Following a capital reduction exercise, Bright Packaging has zero borrowings and proposed to undertake a renounceable rights issues of 86,569,800 new shares on the basis of two for every one existing share held, together with 57,713,200 free detachable warrants on the basis of two warrants for every three rights shares. At the close of acceptance, the total valid acceptances and excess applications received for the Rights Issue of Shares with Warrants was approximately 115.04%, which represents an over-subscription rate of 15.04% Rights Issue of Shares with Warrants has been completed with the listing of 86,569,800 Rights Shares together with 57,713,200 Warrants on the Main Market of Bursa Securities on 23 January 2014. On the first day of trading, its Warrants closed at $0.175 soared 3,400% above its reference price indicating strong investor appetite, as the mother share closed unchanged at $0.575.

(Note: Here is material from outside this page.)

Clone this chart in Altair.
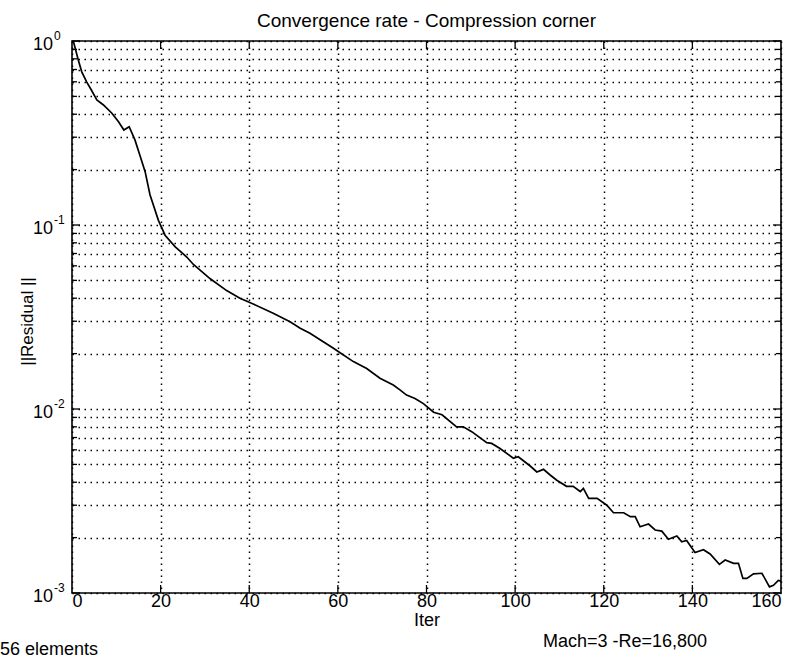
import altair as alt
import pandas as pd

# ---- data ----
iters = [0.3, 1.4, 2.2, 3.3, 4.4, 5.6, 7.1, 9.0, 10.5, 11.7, 12.9, 14.2, 15.3, 16.5,
         17.6, 19.5, 21.0, 23.3, 25.9, 27.4, 31.2, 34.9, 37.9, 40.9, 45.4, 49.2,
         51.5, 53.7, 56.7, 59.0, 60.5, 63.5, 66.5, 69.5, 72.5, 74.0, 75.5, 77.4,
         79.3, 81.6, 83.5, 86.8, 88.3, 90.2, 93.6, 94.7, 96.6, 99.6, 100.7, 103.4,
         104.9, 106.4, 107.9, 109.4, 111.6, 113.1, 114.7, 115.4, 116.6, 118.5,
         120.7, 122.2, 124.5, 126.0, 127.1, 128.2, 130.1, 131.6, 133.1, 134.6,
         136.5, 137.6, 138.7, 140.6, 142.5, 144.0, 146.1, 147.4, 149.3, 150.4,
         151.4, 152.3, 153.8, 155.7, 157.4, 158.3, 159.4, 160.0]
residuals = [1.0, 0.79, 0.68, 0.60, 0.54, 0.478, 0.449, 0.405, 0.364, 0.328, 0.342,
             0.29, 0.24, 0.195, 0.146, 0.106, 0.088, 0.076, 0.067, 0.061, 0.051,
             0.044, 0.040, 0.0372, 0.0331, 0.0298, 0.0275, 0.0258, 0.0232, 0.0214,
             0.0202, 0.0181, 0.0166, 0.0147, 0.0135, 0.0127, 0.0119, 0.0114, 0.0107,
             0.0096, 0.0093, 0.0080, 0.0080, 0.00753, 0.00656, 0.0065, 0.0061,
             0.0054, 0.0055, 0.0049, 0.00455, 0.0047, 0.00438, 0.0041, 0.0038,
             0.0038, 0.00356, 0.0037, 0.00327, 0.00327, 0.0030, 0.00273, 0.00273,
             0.0026, 0.0026, 0.00229, 0.00237, 0.0022, 0.00217, 0.00196, 0.00204,
             0.0019, 0.00193, 0.00166, 0.00172, 0.00163, 0.00143, 0.00151, 0.00145,
             0.00145, 0.0012, 0.0012, 0.00127, 0.00128, 0.00108, 0.00110, 0.00117,
             0.00116]

x_ticks = [0, 20, 40, 60, 80, 100, 120, 140, 160]
inner_x_ticks = [20, 40, 60, 80, 100, 120, 140]
decades = [1.0, 0.1, 0.01, 0.001]
exponents = ["0", "-1", "-2", "-3"]
minor_vals = [0.001, 0.002, 0.003, 0.004, 0.005, 0.006, 0.007, 0.008, 0.009,
              0.01, 0.02, 0.03, 0.04, 0.05, 0.06, 0.07, 0.08, 0.09,
              0.1, 0.2, 0.3, 0.4, 0.5, 0.6, 0.7, 0.8, 0.9, 1.0]
minor_only = [v for v in minor_vals if v not in decades]

title_text = "Convergence rate - Compression corner"
x_title = "Iter"
y_title = "||Residual ||"
note_right = "Mach=3 -Re=16,800"
note_left = "56 elements"

FONT = "Liberation Sans"
W, H = 709, 552

df = pd.DataFrame({"iter": iters, "res": residuals})
df_dec = pd.DataFrame({"res": decades, "e": exponents})
df_minor = pd.DataFrame({"res": minor_only})
df_xt = pd.DataFrame({"iter": inner_x_ticks})

xscale = alt.Scale(domain=[0, 160], nice=False, zero=False)
yscale = alt.Scale(type="log", domain=[0.001, 1], nice=False)

GRID = dict(grid=True, gridColor="black", gridDash=[1.5, 4.5], gridWidth=1.5, gridOpacity=1)

line = alt.Chart(df).mark_line(color="black", strokeWidth=1.7, clip=True).encode(
    x=alt.X("iter:Q", scale=xscale,
            axis=alt.Axis(values=x_ticks, title=x_title, ticks=False,
                          tickSize=0, domain=False, labelPadding=13,
                          labelBaseline="alphabetic", labelFontSize=18,
                          labelFont=FONT, labelColor="black",
                          titleFontSize=18, titleFont=FONT, titleFontWeight="normal",
                          titleColor="black", titleY=32, titleBaseline="alphabetic",
                          **GRID)),
    y=alt.Y("res:Q", scale=yscale,
            axis=alt.Axis(values=minor_vals, labels=False, ticks=False, tickSize=0,
                          domain=False, title=y_title,
                          titleX=-40, titleY=280, titleAngle=270,
                          titleBaseline="alphabetic", titleAlign="center",
                          titleFontSize=17, titleFont=FONT,
                          titleFontWeight="normal", titleColor="black", **GRID)),
)

# inward ticks
y_major_left = alt.Chart(df_dec).mark_rule(color="black", strokeWidth=1.3).encode(
    y="res:Q", x=alt.value(0), x2=alt.value(8))
y_major_right = alt.Chart(df_dec).mark_rule(color="black", strokeWidth=1.3).encode(
    y="res:Q", x=alt.value(W - 8), x2=alt.value(W))
y_minor_left = alt.Chart(df_minor).mark_rule(color="black", strokeWidth=1.3).encode(
    y="res:Q", x=alt.value(0), x2=alt.value(5))
y_minor_right = alt.Chart(df_minor).mark_rule(color="black", strokeWidth=1.3).encode(
    y="res:Q", x=alt.value(W - 5), x2=alt.value(W))
x_bottom = alt.Chart(df_xt).mark_rule(color="black", strokeWidth=1.3).encode(
    x="iter:Q", y=alt.value(H - 8), y2=alt.value(H))
x_top = alt.Chart(df_xt).mark_rule(color="black", strokeWidth=1.3).encode(
    x="iter:Q", y=alt.value(0), y2=alt.value(8))

# y tick labels 10^k
ten = alt.Chart(df_dec).mark_text(align="right", baseline="alphabetic", dy=8.5,
                                  fontSize=18, font=FONT, color="black").encode(
    y="res:Q", x=alt.value(-19), text=alt.value("10"))
expo = alt.Chart(df_dec).mark_text(align="left", baseline="alphabetic", dy=-1,
                                   fontSize=12, font=FONT, color="black").encode(
    y="res:Q", x=alt.value(-18), text="e:N")

title_mark = alt.Chart(pd.DataFrame({"t": [title_text]})).mark_text(
    align="center", baseline="alphabetic", fontSize=19, font=FONT, color="black").encode(
    x=alt.value(W / 2), y=alt.value(-14), text="t:N")
notes_r = alt.Chart(pd.DataFrame({"t": [note_right]})).mark_text(
    align="left", baseline="alphabetic", fontSize=18, font=FONT, color="black").encode(
    x=alt.value(471), y=alt.value(606), text="t:N")
notes_l = alt.Chart(pd.DataFrame({"t": [note_left]})).mark_text(
    align="left", baseline="alphabetic", fontSize=18, font=FONT, color="black").encode(
    x=alt.value(-72), y=alt.value(614), text="t:N")

chart = alt.layer(
    line, y_major_left, y_major_right, y_minor_left, y_minor_right,
    x_bottom, x_top, ten, expo, title_mark, notes_r, notes_l
).properties(
    width=W, height=H,
    autosize=alt.AutoSizeParams(type="none"),
    padding={"left": 72, "top": 41, "right": 19, "bottom": 73},
    background="white",
).configure_view(
    stroke="black", strokeWidth=1.6
)

chart.save("out.html", embed_options={"renderer": "svg", "actions": False})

News of activist investor Dato' Ricky Wong interest in taking the company private were denied by the Board in its annual general meeting held on 24 February 2014. Wong has quietly built up his stake in the company and currently holds 32.81% which is just short of the 33% threshold required to trigger a mandatory general offer. Shareholders also voted against payment to former directors of the firm who were ousted last year for mismanaging the company which lead to a probe by the Minority Shareholder Watchdog group.

In August 2021, Bright Packaging ventured into the palm oil cultivation industry via a joint venture with Datai Plantations Sdn Bhd. Bright Packaging is investing $5 million through Datai Plantations which is a deemed native status company in the Borneo state of Sarawak that held a joint venture company Datai Pelita Bintangor Sdn Bhd with the Sarawak's state Government in developing an 1,921 hectares of palm oil estate.